Week 3(June 18-22)

Overview

This week I toiled in my quest to get the Caffe library to work on the lab computer. I had many setbacks and dead-ends.

Monday

This day I continued my attempt to impliment squeezenet by installing a new library (Caffe). One error, that was first encountered on Thursday, was insurmountable. Other attempts following other tutorials also encountered infinite, unfixable errors. Maybe someday I will have moved on from installing Caffe, but that day was not this day.

Tuesday

Caffe Day 2. This day I reached out to my director's colleagues's student workers to see if they could help. They offered valuable assistance, but even at the end of this day I could not get Caffe working on the lab's computer.

However, I set up a virtual machine on my laptop running the same OS as the lab's computer. Using that fresh install, I did manage to install Caffe (I did not manage to do anything with it because my laptop does not have an nVidia GPU and therefore cannot run CUDA-reliant programs, which is all we use in the lab). This informs me that it is possible to install Caffe. This next day I should have been able to make progress.

Wednesday

Caffe Day 3. This day I did indeed make progress. I eventually did get Caffe to go through all installation steps (make all -> make test -> make runtest -> make pycaffe) but ran into new issues, such as the lab's method for testing trained models breaks before freezing the computer for about a minute. Relatedly, after the successful run of 'make runtest', any time now will fail with an error also related to GPU issues. I reached out to my director's colleague's student workers again with my new problems to see if they could assist me with also these issues.

Additionally, the Caffe installation cannot have been correct (or something else is wrong in this computer that I am slowly ruining) since the demo script for the program I spent my last three days getting Caffe for does not run since it either needs to append to sys.path in-script every time it runs to allow it to fail to find some other module.

Thursday

Caffe Day 4. This day I did successfully get Caffe to fully install on the lab computer and to run the demo script for SqueezeDet. Truly an accomplishment for the ages. I did not yet do further work with SqueezeDet, however, because I was focused on getting the lab's network-testing script back to working. Other people have had this exact error before:

RuntimeErrorL cuda runtime error (59) : device-side assert tiggered at [path/to/file.c:##]

but none of their solutions help me solve my problem.
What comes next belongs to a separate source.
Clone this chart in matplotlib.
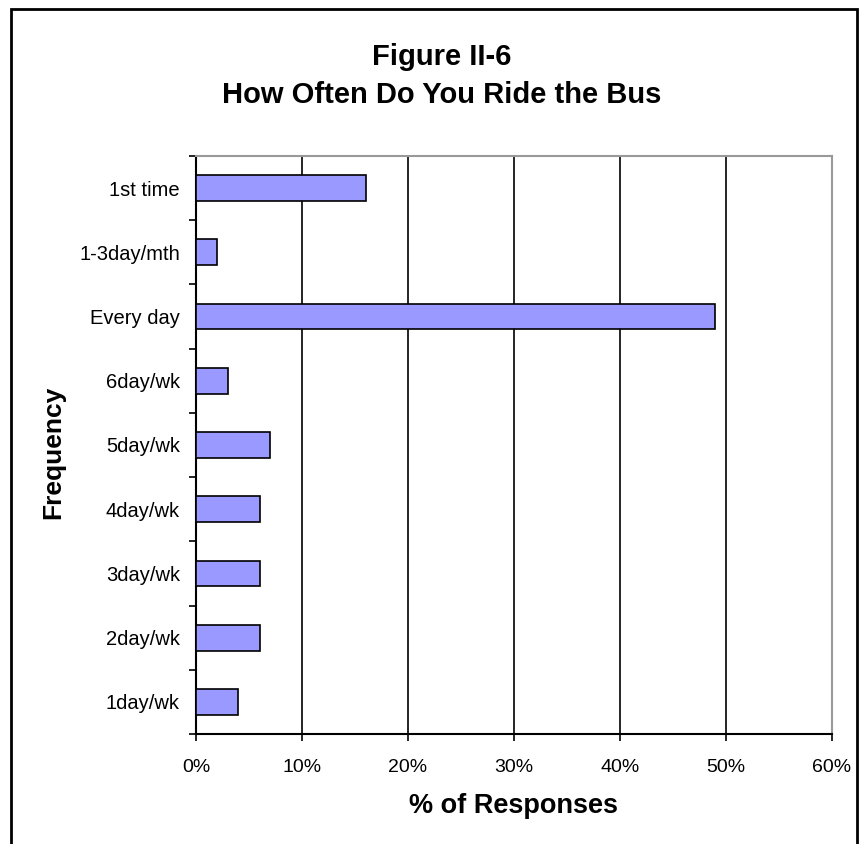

I do not know this code nor this system well enough to effectively solve this issue on my own. We will have seen what I managed.

I did discover that the testing script from other login on this computer, from my predecessor, still works fine. The plot thickens. What did I do to this poor computer. I checked and my runtime version is (now that I changed it) the same as theirs, so it is not that. Their script is an older version of mine, it might have something to do with that. I will get to the bottom of this someday.

Friday

This day I followed a new plan - I set up a virtual machine for on the lab computer, same OS, so that I could do a fresh install on a fresh OS and see if that way I could get Caffe and the testing script to work and if so I could then check the differences between the VM and the host machine to, with hope, find whatever issue I have.

However, as it turns out, virtual machines (at least the one from VirtualBox) have their own drivers for things like GPUs, which means I could not install CUDA and related driver to the VM. Since I could not do that, I was not going to be able to run either the testing script nor Caffe; this brought the end to this plan.

Afterward, I checked my predecessor's login on the lab computer and discovered an older version of the training and testing scripts we use. I tested them and it turns out they still work. I copied them to my login so that I could work with them another day to determine what about them was different from my newer ones and fix what broke.